Spesso nei “Maigret” la trama si sviluppa attraverso le conversazioni, apparentemente banali, degli avventori di bar e locande colte per caso dal Commissario, che dalle stesse ricava soluzioni decisive; proprio come ne “Il Trasloco” in cui le violente discussioni di due giovani coniugi, ascoltate dal povero Emile attraverso la parete della sua camera da letto, e da lui stesso elaborate, determinano lo snodo e la tragica conclusione della vicenda.

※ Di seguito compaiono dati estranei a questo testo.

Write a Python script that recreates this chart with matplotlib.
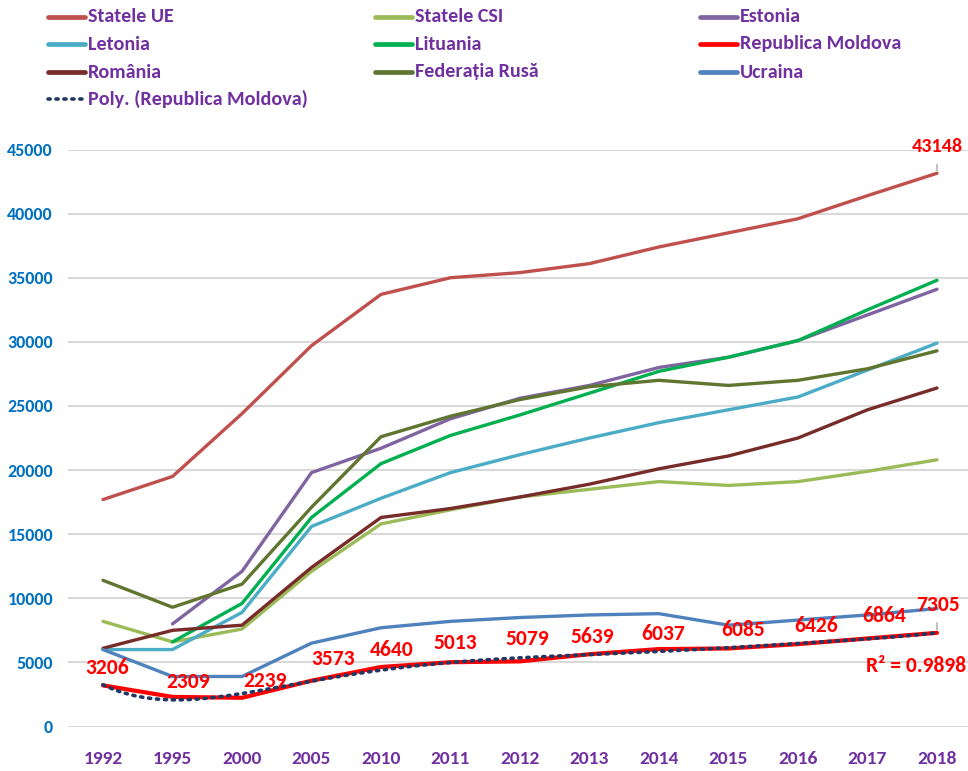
import numpy as np
import matplotlib
matplotlib.use('Agg')
import matplotlib.pyplot as plt
from matplotlib.lines import Line2D

plt.rcParams['font.family'] = ['Carlito', 'DejaVu Sans']

# data
years = ['1992', '1995', '2000', '2005', '2010', '2011', '2012', '2013', '2014', '2015', '2016', '2017', '2018']
ue = [17700, 19500, 24400, 29700, 33700, 35000, 35400, 36100, 37400, 38500, 39600, 41400, 43148]
csi = [8200, 6600, 7600, 12100, 15800, 16900, 17900, 18500, 19100, 18800, 19100, 19900, 20800]
estonia = [np.nan, 8000, 12100, 19800, 21700, 24000, 25600, 26600, 28000, 28800, 30100, 32100, 34100]
letonia = [6000, 6000, 8900, 15600, 17800, 19800, 21200, 22500, 23700, 24700, 25700, 27800, 29900]
lituania = [np.nan, 6600, 9600, 16300, 20500, 22700, 24300, 26000, 27700, 28800, 30100, 32500, 34800]
moldova = [3206, 2309, 2239, 3573, 4640, 5013, 5079, 5639, 6037, 6085, 6426, 6864, 7305]
romania = [6100, 7500, 7900, 12400, 16300, 17000, 17900, 18900, 20100, 21100, 22500, 24700, 26400]
rusa = [11400, 9300, 11100, 17100, 22600, 24200, 25500, 26500, 27000, 26600, 27000, 27900, 29300]
ucraina = [6000, 3900, 3900, 6500, 7700, 8200, 8500, 8700, 8800, 7900, 8300, 8700, 9200]

names = ['Statele UE', 'Statele CSI', 'Estonia', 'Letonia', 'Lituania',
         'Republica Moldova', 'România', 'Federația Rusă', 'Ucraina']
series = [ue, csi, estonia, letonia, lituania, moldova, romania, rusa, ucraina]
colors = ['#C0504D', '#9BBB59', '#8064A2', '#4BACC6', '#00B050',
          '#FF0000', '#772C2A', '#5F7530', '#4F81BD']
trend_name = 'Poly. (Republica Moldova)'
r2_text = 'R² = 0.9898'

W, H = 968, 771
fig = plt.figure(figsize=(W / 100, H / 100), dpi=100)
ax = fig.add_axes([68.25 / W, 44.5 / H, 903.5 / W, 577 / H])

x = np.arange(len(years))
for s, c in zip(series, colors):
    lw = 3.0 if c == '#FF0000' else 2.4
    ax.plot(x, s, color=c, lw=lw, solid_capstyle='round', zorder=3)

# polynomial trend line for Moldova (6th order, Excel style x = 1..13)
xm = x + 1
coef = np.polyfit(xm, moldova, 6)
xs = np.linspace(xm[0], xm[-1], 300)
ax.plot(xs - 1, np.polyval(coef, xs), color='#1F3864', lw=2.6, ls=(0, (0.6, 1.6)),
        dash_capstyle='round', zorder=4)

# data labels for Moldova
offs = [(4, 17), (16, 15), (23, 17), (22, 22), (11, 17), (5, 19), (7, 22),
        (3, 17), (4, 15), (15, 18), (18, 18), (17, 22), (1, 28)]
for i, v in enumerate(moldova):
    dx, dy = offs[i]
    ax.annotate(str(v), (x[i], v), xytext=(dx * 0.72, dy * 0.72), textcoords='offset points',
                ha='center', va='center', color='#FF0000', fontsize=15.5, fontweight='bold', zorder=5)
ax.annotate('', (x[-1], moldova[-1]), xytext=(x[-1], moldova[-1] + 1000),
            arrowprops=dict(arrowstyle='-', color='#A6A6A6', lw=1))
ax.annotate(str(ue[-1]), (x[-1], ue[-1]), xytext=(0, 27 * 0.72), textcoords='offset points',
            ha='center', va='center', color='#FF0000', fontsize=14.5, fontweight='bold')
ax.annotate('', (x[-1], ue[-1]), xytext=(x[-1], ue[-1] + 900),
            arrowprops=dict(arrowstyle='-', color='#A6A6A6', lw=1))
ax.text(x[-1] - 0.3, 4750, r2_text, ha='center', va='center', color='#FF0000',
        fontsize=15.5, fontweight='bold')

ax.set_xlim(-0.5, len(years) - 0.5)
ax.set_ylim(0, 45000)
ax.set_yticks(np.arange(0, 45001, 5000))
ax.set_xticks(x)
ax.set_xticklabels(years)
ax.grid(axis='y', color='#D9D9D9', lw=1.5)
ax.set_axisbelow(True)
for sp in ax.spines.values():
    sp.set_visible(False)
ax.tick_params(length=0)
ax.tick_params(axis='y', pad=11, labelsize=13, labelcolor='#0070C0')
ax.tick_params(axis='x', pad=18, labelsize=14, labelcolor='#7030A0')
for t in ax.get_xticklabels() + ax.get_yticklabels():
    t.set_fontweight('bold')

# legend laid out like the original (3 columns, row-major)
col_x = [48, 375, 700]
row_y = [17, 44, 72, 99]
for k, (n, c) in enumerate(zip(names, colors)):
    r, cc = divmod(k, 3)
    x0 = col_x[cc]
    yy = 1 - row_y[r] / H
    fig.add_artist(Line2D([x0 / W, (x0 + 37) / W], [yy, yy], color=c, lw=3.4,
                          solid_capstyle='round', transform=fig.transFigure))
    fig.text((x0 + 40) / W, yy, n, color='#7030A0', fontsize=14.5, fontweight='bold',
             va='center', ha='left')
yy = 1 - row_y[3] / H
fig.add_artist(Line2D([48 / W, 85 / W], [yy, yy], color='#1F3864', lw=2.6, ls=(0, (0.6, 1.6)),
                      dash_capstyle='round', transform=fig.transFigure))
fig.text(88 / W, yy, trend_name, color='#7030A0', fontsize=14.5, fontweight='bold',
         va='center', ha='left')

fig.savefig('out.png', dpi=100)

D’altro canto sono solo i pensieri e le impressioni (superbamente rappresentati attraverso il “filtro” dell’autore) del protagonista del grandioso “romanzo-romanzo” “Piano Inclinato”, un piccolo ed infelice borghese, a farci comprendere, nelle prime pagine, che egli è un prestigiatore, si trova in uno squallido teatro, sta interpretando un numero di magia, e vive, con un’angoscia invincibile (perché inutilmente combattuta con la bottiglia), una vita matrimoniale devastante; lo scrittore non indulge in alcuna operazione descrittiva e, tanto meno, valutativa: ci rappresenta solo ciò che vede e “sente” Antoine.
Comprendere e non giudicare, capire e non condannare (sia pur non perdonando in maniera assoluta ed aprioristica) è lo spirito che anima Simenon. Egli sosteneva come gli uomini fossero troppo deboli e disarmati perché se ne potesse pretendere la infallibilità.
E allora ciò che Maigret coglie, non è forse la stessa realtà percepita da tanti altri personaggi simenoniani? E le sue conclusioni (la giustizia, se esiste, è di un altro mondo; su questa terra vige, eventualmente, solo la legge) non sono le medesime cui giungono, all’esito di analoghi (perché diversi solo apparentemente, in quanto non identici da un punto di vista tecnico) ragionamenti deduttivi, tanti altri protagonisti dei romanzi di Simenon costretti ad accettare passivamente le umane ingiustizie e a subire inermi le odiose cattiverie?